„KI“, Digitalisierung und Longevity als Fix für ein kaputtes Gesundheitssystem?
In der Analyse sind sich alle einig: Das Gesundheitssystem steht vor großen Herausforderungen, die von explodierenden Kosten, wachsenden Zugangsbarrieren bis hin zum anstehenden demographischen Wandel reichen: viele Menschen werden alt und kränker, während gleichzeitig sehr viele Mitarbeiter*innen des Gesundheitswesens in Rente gehen. Wir brauchen also Lösungen fürs Gesundheitssystem, die nachhaltig tragen und Menschenwürde ermöglichen.
Während ganz unterschiedliche Lösungsansätze diskutiert werden, taucht ein Narrativ immer wieder auf: Dass Digitalisierung durch massive Effizienzgewinne die bestehenden Probleme im Gesundheitswesen fixen werden: Dank „KI“ sollen Menschen weniger häufig Ärztinnen brauchen, zum Beispiel, indem durch Symptomchecker und Co vorgefiltert wird, wer wirklich behandelt werden muss, und wer nicht. Manche behaupten, dass Hausärztinnen künftig ein vielfaches an Patient*innen behandeln könnten, wenn nur die richtigen technischen Hilfsmittel gefunden wurden. Und längst befinden wir uns tatsächlich in einer Realität, in der Chats mit LLMs an vielen Stellen zumindest Dr. Google ersetzt haben.

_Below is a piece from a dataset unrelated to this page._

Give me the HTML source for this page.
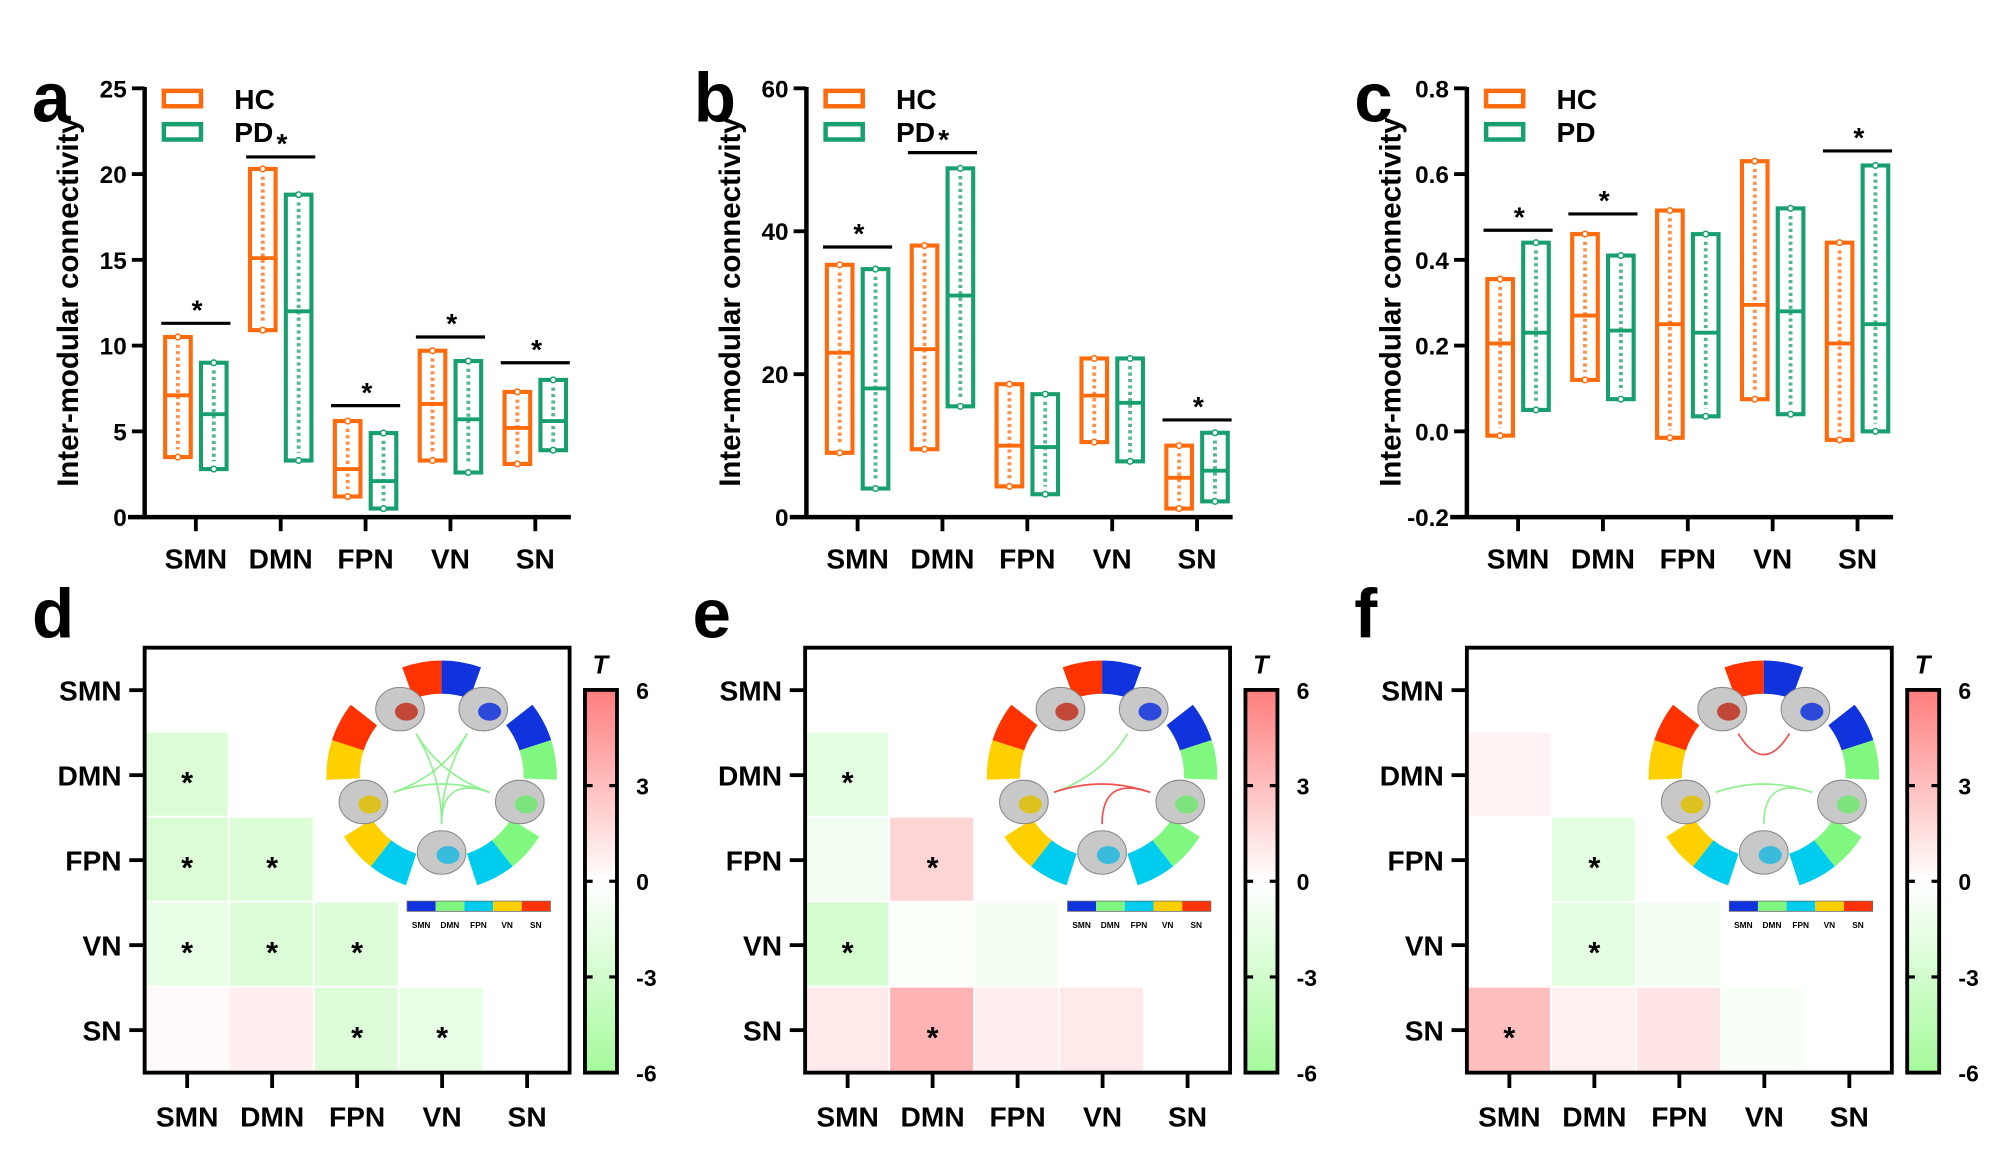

Weitere Lösungsansätze zielen auf mehr Eigenverantwortung ab: "Longevity" ist das Trendwort in aller Munde. Ein Ansatz der „Langlebigkeit“, der maßgeblich durch technische Maßnahmen gestützt sein soll: Selbstoptimierung per App, „KI“ als individueller Gesundheitsassistent und allerlei experimentelle Untersuchungen. Die Grundidee: Wenn Menschen länger gesund bleiben und leben, wird das Gesundheitssystem weniger belastet, während Menschen länger zu Gesellschaft und Wirtschaft beitragen können. Die ideologischen Grundzüge und Geschäftsmodelle der „Longevity“ kommen aus den USA, von Tech-Milliardären und ihren Unsterblichkeitsfantasien bis hin zu wenig seriösen Gesundheitsinfluencerinnen, die am Ende oft mehr schaden als dass sie zu einem größeren Wohlbefinden ihrer Kundinnen beitragen würden - und trotzdem hunderttausende auf Social Media in ihren Bann ziehen.
Der Vortrag zieht Verbindungslinien zwischen naiver Technikgläubigkeit, aktuellen Diskursen im Gesundheitswesen, ihren fragwürdigen ideologischen Wurzeln und der Frage, wie wir Herausforderungen und insbesondere sozialen Ungleichheiten im Feld der Gesundheit wirklich effektiv begegnen.